More recently, he became one of America's best-selling nonfiction writers, known internationally for such books as The Girls from Ames, the story of a 40-year friendship among 10 women, and The Last Lecture, about Randy Pausch, a Carnegie Mellon University computer-science professor who in 2007 was diagnosed with pancreatic cancer and given only a few months to live...
[snip]
He was twice named best columnist by the National Society of Newspaper Columnists and in 2000 he received its Will Rogers Humanitarian Award.
[snip]
Mr. Zaslow is survived by his wife, who is an anchor at a Fox television station in Detroit; three daughters...and his parents...
(Excerpt) Read more at online.wsj.com ...
Links to several of his columns are at the WSJ article site.
Very sad. He was a good writer and I enjoyed his columns too.
In an earlier life, I used to go to the Zazz Bash at Navy Pier
The accident was entirely Clintonesque ~ but with only one truck. That's almost certainly Eric Holder's MO.
Well, that’s interesting. I can’t imagine what he would have discovered (except for the fact that the press didn’t report that the would-be assassin was actually a flaky lefty, but we all knew that immediately).
One-car accidents are always suspicious. It’s always possible that the driver fell asleep or some bizarre thing happened, such as a heart attack, loss of steering power, etc. But often it’s suicide or a car being forced off the road by another car, although not necessarily intentionally.

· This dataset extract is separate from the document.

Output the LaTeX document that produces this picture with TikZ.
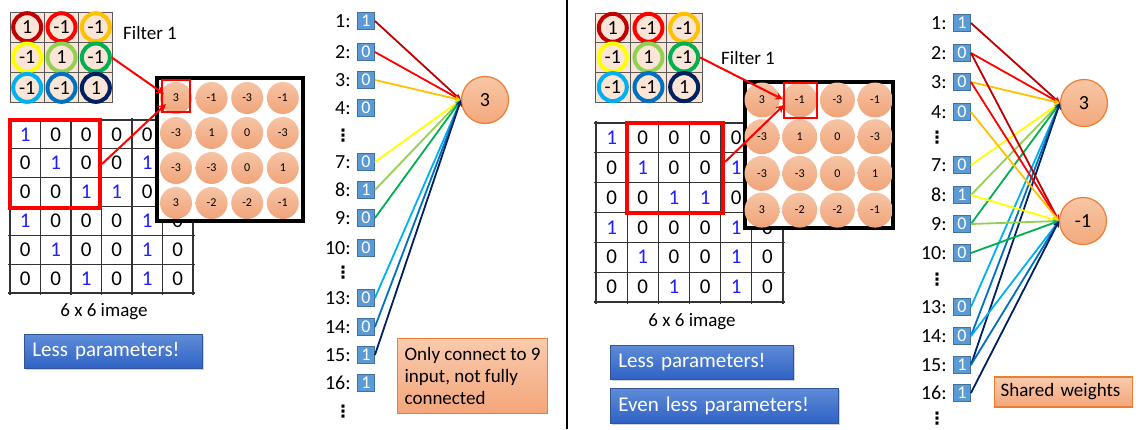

It’s very sad in any case. If he was doing an investigation, I hope somebody has his records...and a bodyguard.
Yup. Especially those one-car accidents where the driver loses control on a snowy highway and whacks a semi head-on.
Sometimes conspiracies are possible or even probable. The only conspiracy here is the forces of nature.
Having skidded on ice myself and lost control, I just don’t think it is suspicious. He was in his home state at the time, not in Arizona. He was a human interest writer first and foremost, not an investigative journalist; and although I liked his stuff (cannot recall reading any of his opinions about politics), he was most probably a Democrat, so why would he be a target like John Wheeler?
But who knows.
Obviously you haven't driven M-32 in the winter. I've done it from Atlanta MI to US-131 (past where this happened) and it's a bit nerve-wracking even for experienced snow drivers.
This isn't anything more what the Sheriff said, a sad winter weather car accident that claimed a life, a quite common occurrence.
RIP.
No studded tires in Michigan.....
I had a similar event on I-70 in Ohio. I didn’t lose control myself, but was hit by a merging 18 wheeler. The cable center barrier likely saved my life. Shredded my Saturn, but kept me out of the oncoming traffic.